Am I the only one who has a strange fear of marrying someone and eventually getting a divorce one day? I don’t believe divorce is a bad thing whatsoever. Because I’ve seen the ability it has to change situations for the better. But I genuinely do not want to fall out of love with the person I feel is my soulmate. And then have to go through the emotional devastation that goes with it (especially if I have a family of my own at that age).
But, good news for those who also share that same fear: the millennial divorce rate is dropping drastically!
An analysis by University of Maryland sociology professor Philip Cohen found the U.S. divorce rate actually dropped 18% between 2008 and 2016.
Obviously, this number could indicate that older people aren’t getting divorced as often anymore. However even when the researchers looked into age, they found the rate still dropped 8% over the same time period for younger people (aka millennials) as well.
Cohen also took into consideration the fact that many people don’t choose to get married. And also looked at the ration of divorces to the total of marriages.
Marriage, in general, is becoming a rare thing in many people’s lives. Mainly because we either don’t need an official document stating our love for someone. Or the fact we can barely afford a house (let alone a wedding). So that could also alter the studies as well, because divorce won’t be an option if marriage was never in the equation.
It’s kind of interesting that young people are staying married while the older generation is not. Why is that?

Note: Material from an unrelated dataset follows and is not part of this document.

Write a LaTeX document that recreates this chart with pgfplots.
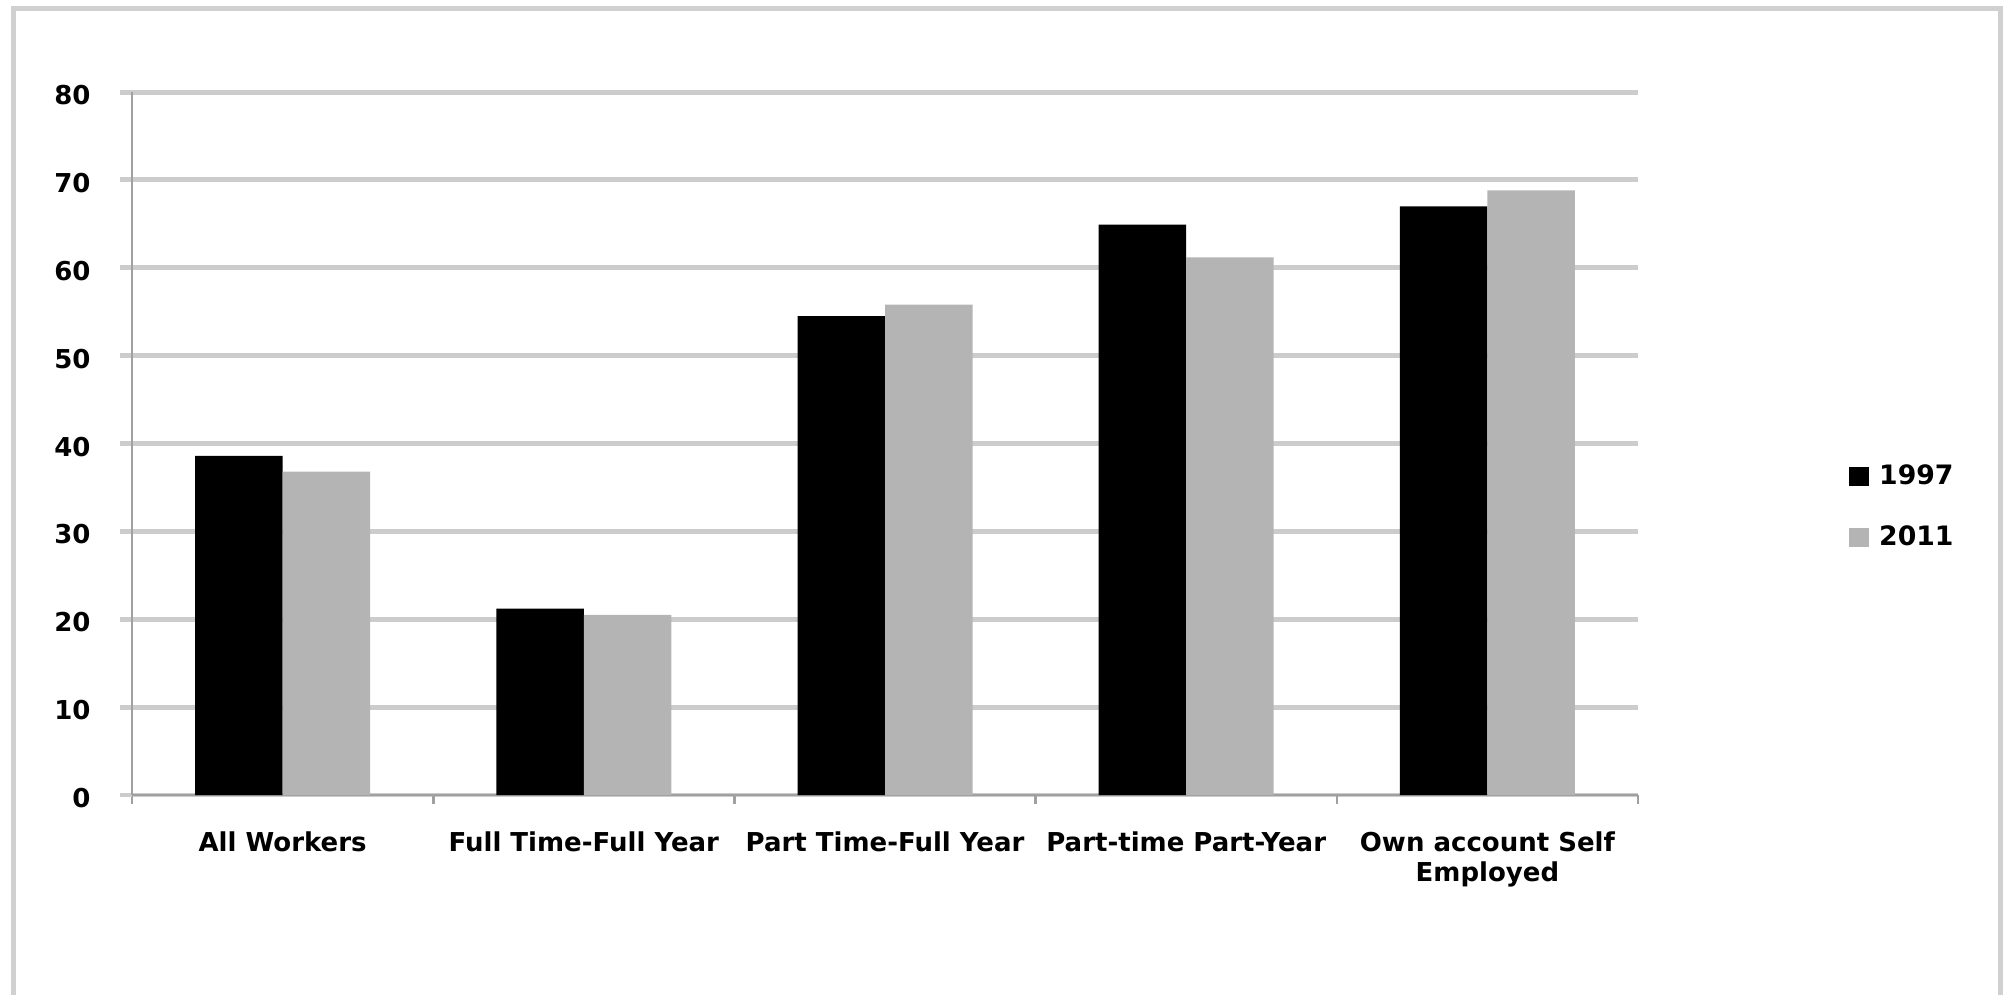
\documentclass[border=0pt]{standalone}
\usepackage{fontspec}
\setmainfont{DejaVu Sans}
\usepackage{pgfplots}
\pgfplotsset{compat=1.18}
\definecolor{gridgray}{RGB}{204,204,204}
\definecolor{axisgray}{RGB}{160,160,160}
\definecolor{bargray}{RGB}{180,180,180}
\definecolor{framegray}{RGB}{208,208,208}

\begin{document}
\begin{tikzpicture}[x=1cm,y=1cm]
\useasboundingbox (0,0) rectangle (20.04,-9.95);
% outer frame (open at the bottom)
\draw[framegray, line width=0.05cm] (0.135,-9.95) -- (0.135,-0.085) -- (20.0,-0.085) -- (20.0,-9.95);

\begin{axis}[
  at={(1.32cm,-7.95cm)}, anchor=south west,
  scale only axis,
  width=15.06cm, height=7.03cm,
  ybar=0pt, bar width=0.875cm,
  ymin=0, ymax=80, ytick={0,10,...,80},
  xmin=-0.5, xmax=4.5,
  xtick={0,1,2,3,4},
  xticklabels={All Workers, Full Time-Full Year, Part Time-Full Year, Part-time Part-Year, {Own account Self\\Employed}},
  minor xtick={-0.5,0.5,...,4.5},
  axis lines*=left,
  axis line style={axisgray, line width=0.75pt, -},
  ymajorgrids,
  grid style={gridgray, line width=1.4pt},
  tick align=outside,
  major tick length=0.12cm,
  minor tick length=0.09cm,
  xtick style={draw=none},
  minor x tick style={draw=axisgray, line width=0.75pt},
  ytick style={draw=gridgray, line width=1.4pt},
  tick label style={font=\fontsize{7.4}{8.6}\selectfont\bfseries},
  /pgf/number format/assume math mode=true,
  yticklabel style={xshift=-0.17cm, yshift=-0.03cm},
  xticklabel style={align=center, yshift=-0.12cm},
  legend style={at={(1.147,0.5)}, anchor=west, xshift=-0.22cm, yshift=-0.64cm, draw=none, fill=none,
    font=\fontsize{7.6}{9}\selectfont\bfseries, row sep=0.29cm,
    nodes={inner sep=1pt, inner xsep=3pt}},
  legend cell align=left,
  legend image code/.code={\fill[#1] (0cm,-0.09cm) rectangle (0.2cm,0.1cm);},
]
\addplot[fill=black, draw=none] coordinates {(0,38.6) (1,21.2) (2,54.5) (3,64.9) (4,67.0)};
\addplot[fill=bargray, draw=none] coordinates {(0,36.8) (1,20.5) (2,55.8) (3,61.2) (4,68.8)};
\legend{1997, 2011}
\end{axis}
\end{tikzpicture}
\end{document}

I have it broken down to a few different reasons why this could make sense.
Our Parents Traditionally Got Married Young & Rushed Into These Marriages
When my mom and her cousins were growing up almost all of them were married at the age of 18-20. My mom was married at 25 and was labelled a spinster by her grandfather as she walked down the aisle. I look at 25 and think that’s a decent age (even if I’m close to that age now but am in no rush to get married). At 18 or 19 they were already working full time and providing for themselves. Often they didn’t know their significant other for very long before they got married and started a family. It was a different time!
We See What Our Parents Go Through And Want to Prevent It
Baby boomers have had a rapidly increasing divorce rate over the past few years. Bowling Green’s National Center for Marriage Research found divorce rates had doubled for Americans 65 and older. Millennials might see that and not want to live in a broken home. Or have that for their family one day after experiencing that for themselves.
We Only Get Married If We Want To
In a response to Cohen told Bloomberg in an interview, “One of the reasons for the decline is that the married population is getting older and more highly educated. Marriage is more and more an achievement of status rather than something people do regardless of how they’re doing.” I couldn’t agree more with that statement. We wait longer and only get into this serious commitment if we genuinely want to be. Many couples are choosing to live common law in lieu of getting married. This study also proves that these relationships tend to be less stable.
It makes me happier to know that only serious couples who want a legal commitment to each other are lasting longer. And that the divorce rates are low considering. It does break my heart a bit that some couples don’t feel comfortable enough in their relationships to get married. Mainly because they fear failure or know it’s inevitable.